REQUIREMENTS – Beginning with the line that contains "Write the Plotly.js code for this chart.", retype the entries below exactly, ending with the line that contains "const PAD = '\u00a0'.repeat(8);". Leave out any pictures.

INFORMATION PROVIDED –
Begin
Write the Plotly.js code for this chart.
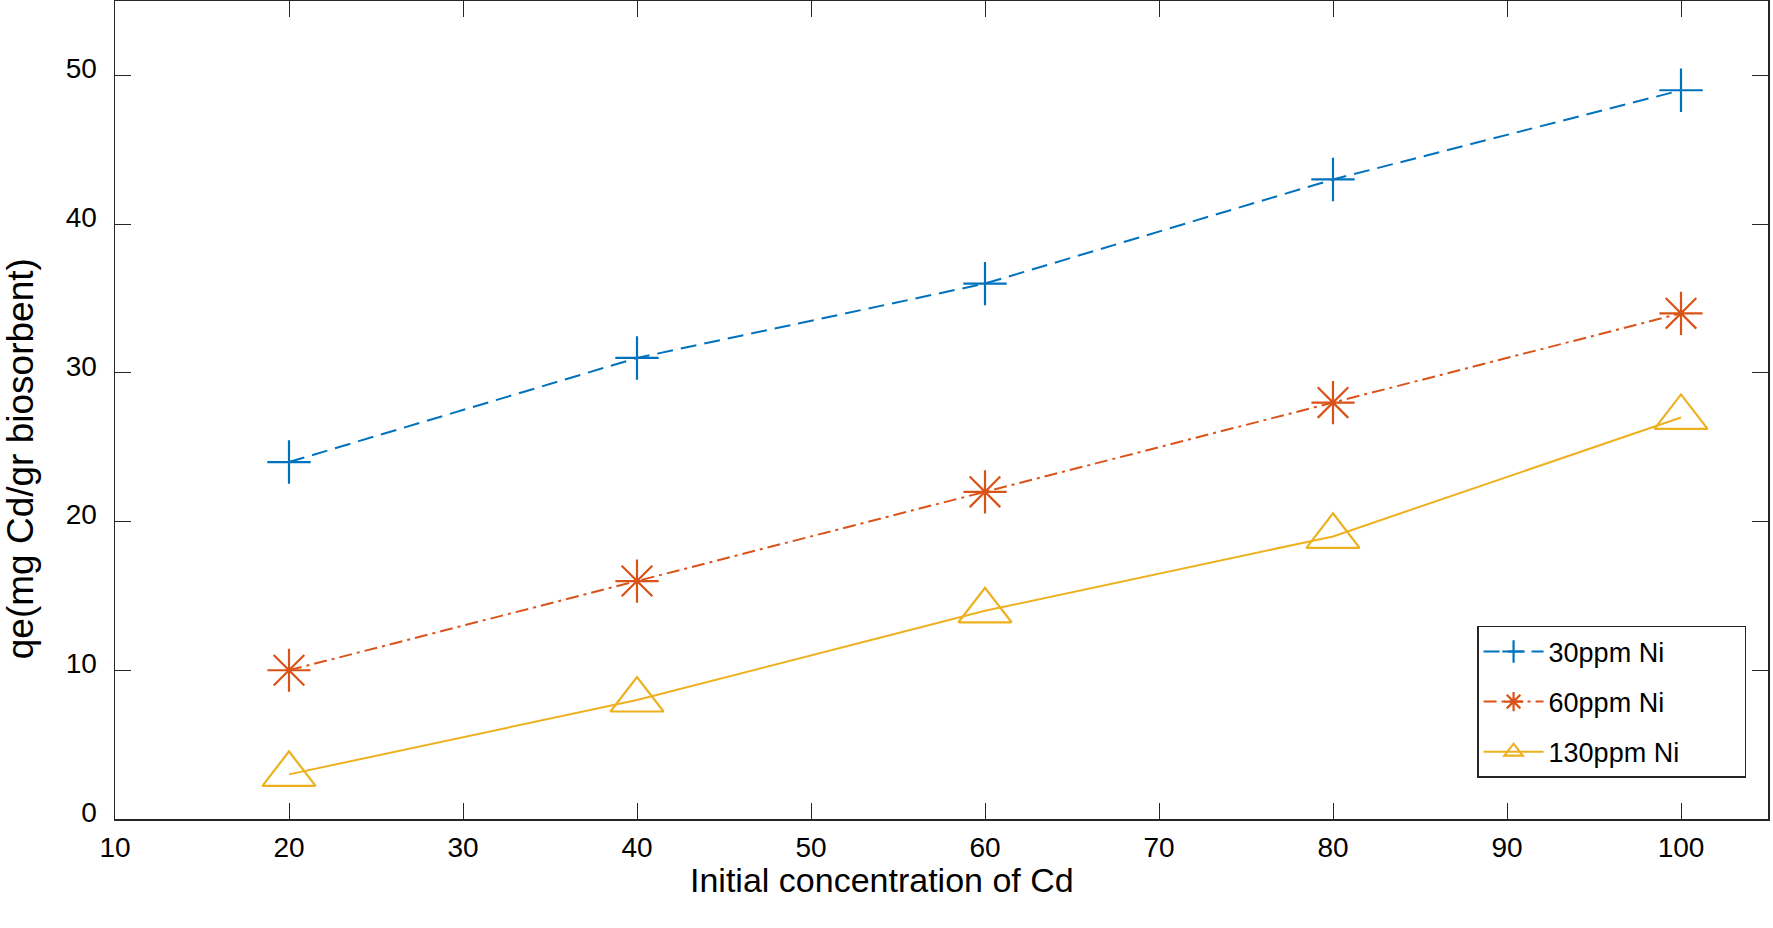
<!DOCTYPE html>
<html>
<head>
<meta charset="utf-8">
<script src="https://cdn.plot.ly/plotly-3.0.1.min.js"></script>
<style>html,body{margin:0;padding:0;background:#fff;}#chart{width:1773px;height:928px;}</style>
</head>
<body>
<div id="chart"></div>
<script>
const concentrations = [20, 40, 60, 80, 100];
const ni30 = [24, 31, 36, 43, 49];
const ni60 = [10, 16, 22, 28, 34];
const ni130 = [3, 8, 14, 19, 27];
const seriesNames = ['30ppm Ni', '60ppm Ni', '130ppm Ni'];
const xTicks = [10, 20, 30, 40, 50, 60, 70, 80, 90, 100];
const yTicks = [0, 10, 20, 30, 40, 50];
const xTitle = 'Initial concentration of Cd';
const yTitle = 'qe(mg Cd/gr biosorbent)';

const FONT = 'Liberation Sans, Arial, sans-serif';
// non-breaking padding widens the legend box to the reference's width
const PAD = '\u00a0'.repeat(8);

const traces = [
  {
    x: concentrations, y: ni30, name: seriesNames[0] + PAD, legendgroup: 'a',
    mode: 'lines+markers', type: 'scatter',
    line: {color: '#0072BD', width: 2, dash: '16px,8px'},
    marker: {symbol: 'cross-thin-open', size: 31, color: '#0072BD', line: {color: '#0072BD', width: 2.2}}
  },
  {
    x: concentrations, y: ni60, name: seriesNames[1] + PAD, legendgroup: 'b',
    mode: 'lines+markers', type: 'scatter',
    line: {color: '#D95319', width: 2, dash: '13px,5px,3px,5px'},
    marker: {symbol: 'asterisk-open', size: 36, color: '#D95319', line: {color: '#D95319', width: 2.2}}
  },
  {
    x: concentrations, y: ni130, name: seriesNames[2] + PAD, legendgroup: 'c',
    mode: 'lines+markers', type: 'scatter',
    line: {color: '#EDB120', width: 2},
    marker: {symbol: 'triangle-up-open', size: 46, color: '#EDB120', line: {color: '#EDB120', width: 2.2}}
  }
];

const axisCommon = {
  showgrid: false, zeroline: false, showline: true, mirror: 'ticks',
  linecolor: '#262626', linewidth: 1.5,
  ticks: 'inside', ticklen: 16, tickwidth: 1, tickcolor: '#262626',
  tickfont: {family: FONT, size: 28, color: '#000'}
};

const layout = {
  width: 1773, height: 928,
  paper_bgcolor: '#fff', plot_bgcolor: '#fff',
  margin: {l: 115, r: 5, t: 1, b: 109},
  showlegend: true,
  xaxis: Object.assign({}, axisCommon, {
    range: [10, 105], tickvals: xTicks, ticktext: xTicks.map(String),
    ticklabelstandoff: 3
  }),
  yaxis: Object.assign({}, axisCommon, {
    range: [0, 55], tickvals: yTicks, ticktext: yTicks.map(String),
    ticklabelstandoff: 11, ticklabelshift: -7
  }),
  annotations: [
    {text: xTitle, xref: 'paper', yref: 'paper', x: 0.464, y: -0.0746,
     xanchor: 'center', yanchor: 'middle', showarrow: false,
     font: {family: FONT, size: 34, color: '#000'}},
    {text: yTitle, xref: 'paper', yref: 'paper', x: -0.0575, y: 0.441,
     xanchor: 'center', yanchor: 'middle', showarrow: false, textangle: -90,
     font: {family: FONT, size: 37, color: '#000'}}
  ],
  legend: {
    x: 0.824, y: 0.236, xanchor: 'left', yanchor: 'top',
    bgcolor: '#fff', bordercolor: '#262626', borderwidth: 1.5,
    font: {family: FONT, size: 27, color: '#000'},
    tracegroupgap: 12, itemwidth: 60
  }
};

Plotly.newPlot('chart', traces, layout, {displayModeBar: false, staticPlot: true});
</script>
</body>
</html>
End
Begin
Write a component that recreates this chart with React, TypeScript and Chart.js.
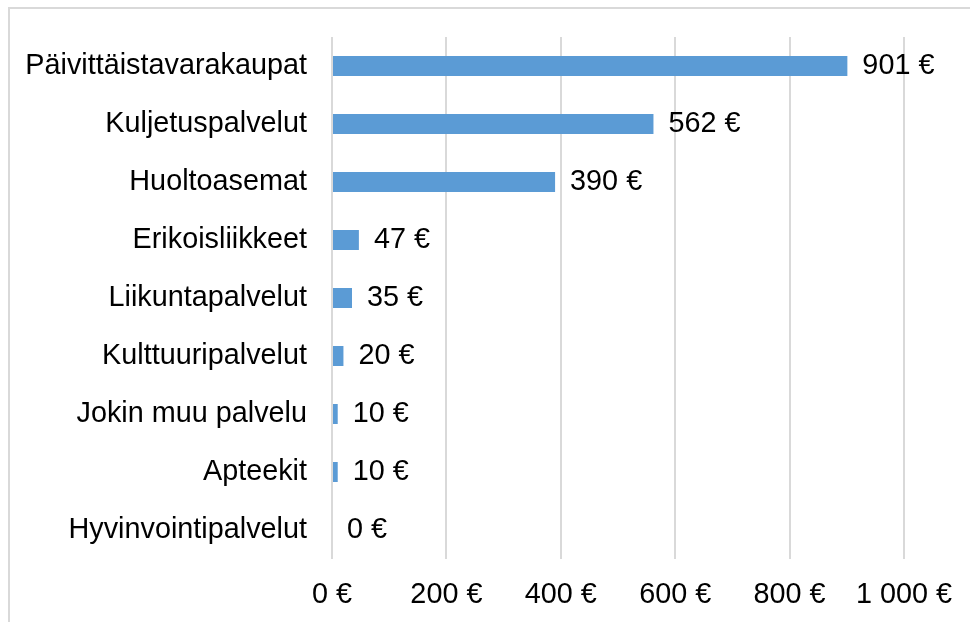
End
Begin
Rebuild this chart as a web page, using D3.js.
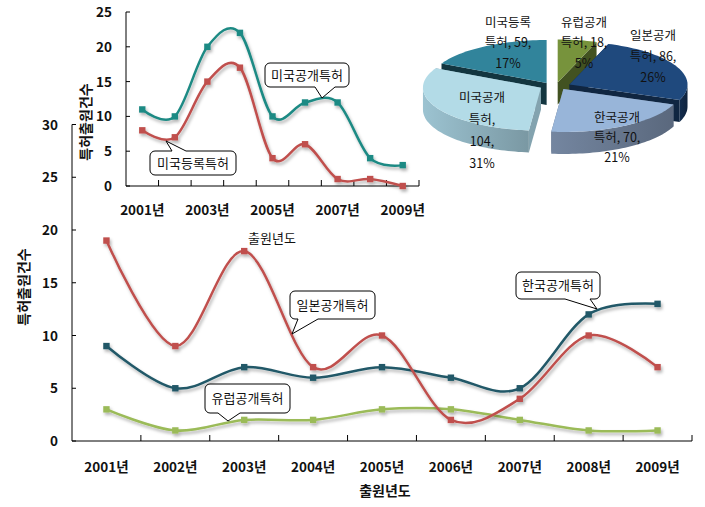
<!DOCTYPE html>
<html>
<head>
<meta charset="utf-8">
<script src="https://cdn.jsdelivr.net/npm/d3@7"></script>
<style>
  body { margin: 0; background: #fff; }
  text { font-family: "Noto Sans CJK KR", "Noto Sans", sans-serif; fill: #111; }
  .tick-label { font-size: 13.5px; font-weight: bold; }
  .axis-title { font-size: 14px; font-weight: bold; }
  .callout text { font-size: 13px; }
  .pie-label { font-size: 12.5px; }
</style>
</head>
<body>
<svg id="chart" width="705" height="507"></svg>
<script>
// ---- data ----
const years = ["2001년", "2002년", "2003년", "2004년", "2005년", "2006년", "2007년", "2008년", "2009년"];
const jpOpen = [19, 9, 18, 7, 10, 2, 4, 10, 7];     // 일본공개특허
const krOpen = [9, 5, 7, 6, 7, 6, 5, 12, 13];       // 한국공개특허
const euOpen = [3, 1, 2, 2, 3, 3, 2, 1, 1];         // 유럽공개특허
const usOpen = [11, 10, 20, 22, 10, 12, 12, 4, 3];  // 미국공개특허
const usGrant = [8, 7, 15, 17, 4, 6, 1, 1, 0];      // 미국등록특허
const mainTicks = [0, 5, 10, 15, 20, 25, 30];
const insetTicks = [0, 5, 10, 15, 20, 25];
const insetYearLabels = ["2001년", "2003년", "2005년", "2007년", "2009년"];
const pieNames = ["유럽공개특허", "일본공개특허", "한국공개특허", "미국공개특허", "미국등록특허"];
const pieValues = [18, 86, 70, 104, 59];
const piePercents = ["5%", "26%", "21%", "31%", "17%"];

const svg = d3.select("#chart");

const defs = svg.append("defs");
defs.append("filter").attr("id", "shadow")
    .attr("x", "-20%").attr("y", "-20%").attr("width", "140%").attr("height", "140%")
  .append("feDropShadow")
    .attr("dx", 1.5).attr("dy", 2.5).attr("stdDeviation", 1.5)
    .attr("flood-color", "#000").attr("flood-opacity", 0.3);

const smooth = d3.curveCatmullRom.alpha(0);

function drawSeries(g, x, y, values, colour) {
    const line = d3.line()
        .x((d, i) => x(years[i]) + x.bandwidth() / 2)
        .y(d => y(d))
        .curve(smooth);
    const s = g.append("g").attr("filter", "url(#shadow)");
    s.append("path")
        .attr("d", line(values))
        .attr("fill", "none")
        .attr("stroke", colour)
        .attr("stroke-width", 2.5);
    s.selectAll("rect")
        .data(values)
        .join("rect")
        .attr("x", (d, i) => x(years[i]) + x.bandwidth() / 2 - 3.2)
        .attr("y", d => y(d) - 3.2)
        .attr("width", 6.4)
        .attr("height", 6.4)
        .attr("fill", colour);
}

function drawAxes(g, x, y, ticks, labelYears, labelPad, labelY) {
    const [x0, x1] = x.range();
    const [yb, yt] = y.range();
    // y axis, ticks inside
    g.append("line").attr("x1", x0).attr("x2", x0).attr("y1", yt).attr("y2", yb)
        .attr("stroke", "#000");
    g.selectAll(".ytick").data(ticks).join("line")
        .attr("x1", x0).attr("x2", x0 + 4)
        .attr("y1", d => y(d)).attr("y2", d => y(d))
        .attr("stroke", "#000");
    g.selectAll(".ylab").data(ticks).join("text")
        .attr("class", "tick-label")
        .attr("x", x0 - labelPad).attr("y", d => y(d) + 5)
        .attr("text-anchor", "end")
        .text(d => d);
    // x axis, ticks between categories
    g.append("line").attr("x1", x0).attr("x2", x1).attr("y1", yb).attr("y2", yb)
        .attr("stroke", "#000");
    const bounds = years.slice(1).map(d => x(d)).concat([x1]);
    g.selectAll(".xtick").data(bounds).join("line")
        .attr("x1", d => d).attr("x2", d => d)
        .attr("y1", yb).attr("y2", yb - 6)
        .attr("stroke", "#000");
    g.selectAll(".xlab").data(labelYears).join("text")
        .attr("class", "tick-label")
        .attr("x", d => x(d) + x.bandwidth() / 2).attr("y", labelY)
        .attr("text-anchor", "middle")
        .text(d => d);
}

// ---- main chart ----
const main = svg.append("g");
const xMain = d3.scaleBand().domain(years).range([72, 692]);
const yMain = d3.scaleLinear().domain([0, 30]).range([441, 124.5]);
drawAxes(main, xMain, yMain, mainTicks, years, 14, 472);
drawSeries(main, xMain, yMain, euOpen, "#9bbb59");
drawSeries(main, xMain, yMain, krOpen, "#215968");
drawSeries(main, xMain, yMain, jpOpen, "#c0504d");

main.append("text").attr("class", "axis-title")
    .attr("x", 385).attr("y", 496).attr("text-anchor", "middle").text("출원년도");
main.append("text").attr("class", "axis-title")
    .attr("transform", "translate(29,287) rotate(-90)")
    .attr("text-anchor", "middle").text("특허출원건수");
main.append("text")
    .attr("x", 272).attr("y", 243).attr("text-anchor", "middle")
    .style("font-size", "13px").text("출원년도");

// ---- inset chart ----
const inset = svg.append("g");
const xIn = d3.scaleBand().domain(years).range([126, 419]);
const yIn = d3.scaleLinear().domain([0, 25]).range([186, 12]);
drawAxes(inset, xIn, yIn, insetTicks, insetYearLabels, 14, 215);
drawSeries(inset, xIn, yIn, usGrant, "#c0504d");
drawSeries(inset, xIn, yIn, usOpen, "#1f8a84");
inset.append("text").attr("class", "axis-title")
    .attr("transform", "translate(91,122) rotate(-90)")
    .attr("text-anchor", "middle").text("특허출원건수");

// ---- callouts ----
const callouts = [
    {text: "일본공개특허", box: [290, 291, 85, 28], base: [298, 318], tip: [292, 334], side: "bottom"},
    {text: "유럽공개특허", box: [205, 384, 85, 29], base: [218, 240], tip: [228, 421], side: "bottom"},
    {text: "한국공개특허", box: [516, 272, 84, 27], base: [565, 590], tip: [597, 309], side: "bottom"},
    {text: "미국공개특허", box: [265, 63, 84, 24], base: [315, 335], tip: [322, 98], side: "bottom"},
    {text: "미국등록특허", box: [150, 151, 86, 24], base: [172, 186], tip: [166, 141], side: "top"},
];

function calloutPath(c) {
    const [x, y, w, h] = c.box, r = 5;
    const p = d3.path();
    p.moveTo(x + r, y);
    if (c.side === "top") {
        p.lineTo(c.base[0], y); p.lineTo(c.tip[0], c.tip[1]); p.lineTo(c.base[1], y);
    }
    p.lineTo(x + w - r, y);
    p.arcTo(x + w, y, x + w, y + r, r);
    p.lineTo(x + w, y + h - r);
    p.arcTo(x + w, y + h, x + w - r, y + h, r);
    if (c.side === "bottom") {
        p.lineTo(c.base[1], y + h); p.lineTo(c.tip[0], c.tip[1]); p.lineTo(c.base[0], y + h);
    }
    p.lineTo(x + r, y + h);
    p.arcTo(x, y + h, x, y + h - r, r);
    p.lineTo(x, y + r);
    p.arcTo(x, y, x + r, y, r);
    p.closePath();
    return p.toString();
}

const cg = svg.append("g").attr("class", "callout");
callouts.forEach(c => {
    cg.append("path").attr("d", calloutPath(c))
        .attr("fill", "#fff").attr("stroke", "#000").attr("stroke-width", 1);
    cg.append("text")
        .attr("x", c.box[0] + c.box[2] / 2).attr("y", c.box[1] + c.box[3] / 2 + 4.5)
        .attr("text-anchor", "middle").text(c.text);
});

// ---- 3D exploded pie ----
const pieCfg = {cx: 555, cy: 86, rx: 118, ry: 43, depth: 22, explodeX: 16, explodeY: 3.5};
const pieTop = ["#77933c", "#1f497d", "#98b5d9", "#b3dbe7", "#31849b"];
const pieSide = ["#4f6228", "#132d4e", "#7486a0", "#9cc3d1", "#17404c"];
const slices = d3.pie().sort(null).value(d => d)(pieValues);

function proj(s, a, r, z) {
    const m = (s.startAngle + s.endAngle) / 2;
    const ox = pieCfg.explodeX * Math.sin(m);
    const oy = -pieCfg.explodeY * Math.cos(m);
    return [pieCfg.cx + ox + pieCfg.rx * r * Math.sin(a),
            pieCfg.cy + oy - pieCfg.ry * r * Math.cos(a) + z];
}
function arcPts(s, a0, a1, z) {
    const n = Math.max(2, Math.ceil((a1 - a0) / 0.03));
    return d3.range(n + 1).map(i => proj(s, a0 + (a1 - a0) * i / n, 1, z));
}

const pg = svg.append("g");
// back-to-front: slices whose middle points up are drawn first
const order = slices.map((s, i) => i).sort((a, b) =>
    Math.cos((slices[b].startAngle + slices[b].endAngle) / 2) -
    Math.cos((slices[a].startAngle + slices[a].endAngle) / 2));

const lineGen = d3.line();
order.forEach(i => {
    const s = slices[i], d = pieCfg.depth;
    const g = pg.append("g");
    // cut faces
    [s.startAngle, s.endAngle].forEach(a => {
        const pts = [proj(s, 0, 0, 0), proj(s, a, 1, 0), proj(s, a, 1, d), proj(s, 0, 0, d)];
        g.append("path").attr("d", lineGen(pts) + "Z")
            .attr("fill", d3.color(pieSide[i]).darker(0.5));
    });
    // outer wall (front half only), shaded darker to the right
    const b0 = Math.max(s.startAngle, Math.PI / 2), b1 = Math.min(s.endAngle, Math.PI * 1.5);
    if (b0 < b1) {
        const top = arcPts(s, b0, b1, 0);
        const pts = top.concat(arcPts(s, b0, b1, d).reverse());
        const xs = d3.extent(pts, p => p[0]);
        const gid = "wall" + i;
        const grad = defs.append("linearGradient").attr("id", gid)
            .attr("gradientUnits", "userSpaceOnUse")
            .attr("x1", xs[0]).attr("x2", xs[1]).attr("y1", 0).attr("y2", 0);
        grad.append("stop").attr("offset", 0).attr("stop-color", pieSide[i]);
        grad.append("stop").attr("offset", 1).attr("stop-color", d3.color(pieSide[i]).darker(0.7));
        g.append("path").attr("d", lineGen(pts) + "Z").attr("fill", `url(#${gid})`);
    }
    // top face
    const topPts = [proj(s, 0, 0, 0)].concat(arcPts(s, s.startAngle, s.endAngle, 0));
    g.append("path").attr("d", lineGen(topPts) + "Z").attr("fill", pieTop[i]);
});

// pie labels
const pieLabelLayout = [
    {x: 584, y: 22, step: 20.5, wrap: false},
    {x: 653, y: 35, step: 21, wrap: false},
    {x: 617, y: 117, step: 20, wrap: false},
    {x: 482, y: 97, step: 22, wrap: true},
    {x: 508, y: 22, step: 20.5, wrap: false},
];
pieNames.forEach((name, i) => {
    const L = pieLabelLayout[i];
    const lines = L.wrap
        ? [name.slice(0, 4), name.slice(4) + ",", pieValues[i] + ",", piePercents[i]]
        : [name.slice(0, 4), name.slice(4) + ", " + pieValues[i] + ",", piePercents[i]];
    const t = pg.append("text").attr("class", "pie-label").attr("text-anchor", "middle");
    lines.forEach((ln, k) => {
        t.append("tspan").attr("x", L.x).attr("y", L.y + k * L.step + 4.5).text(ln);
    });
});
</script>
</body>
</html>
End
THE RESPONSE –
Write the Plotly.js code for this chart.
<!DOCTYPE html>
<html>
<head>
<meta charset="utf-8">
<script src="https://cdn.plot.ly/plotly-3.0.1.min.js"></script>
<style>html,body{margin:0;padding:0;background:#fff;}#chart{width:1773px;height:928px;}</style>
</head>
<body>
<div id="chart"></div>
<script>
const concentrations = [20, 40, 60, 80, 100];
const ni30 = [24, 31, 36, 43, 49];
const ni60 = [10, 16, 22, 28, 34];
const ni130 = [3, 8, 14, 19, 27];
const seriesNames = ['30ppm Ni', '60ppm Ni', '130ppm Ni'];
const xTicks = [10, 20, 30, 40, 50, 60, 70, 80, 90, 100];
const yTicks = [0, 10, 20, 30, 40, 50];
const xTitle = 'Initial concentration of Cd';
const yTitle = 'qe(mg Cd/gr biosorbent)';

const FONT = 'Liberation Sans, Arial, sans-serif';
// non-breaking padding widens the legend box to the reference's width
const PAD = '\u00a0'.repeat(8);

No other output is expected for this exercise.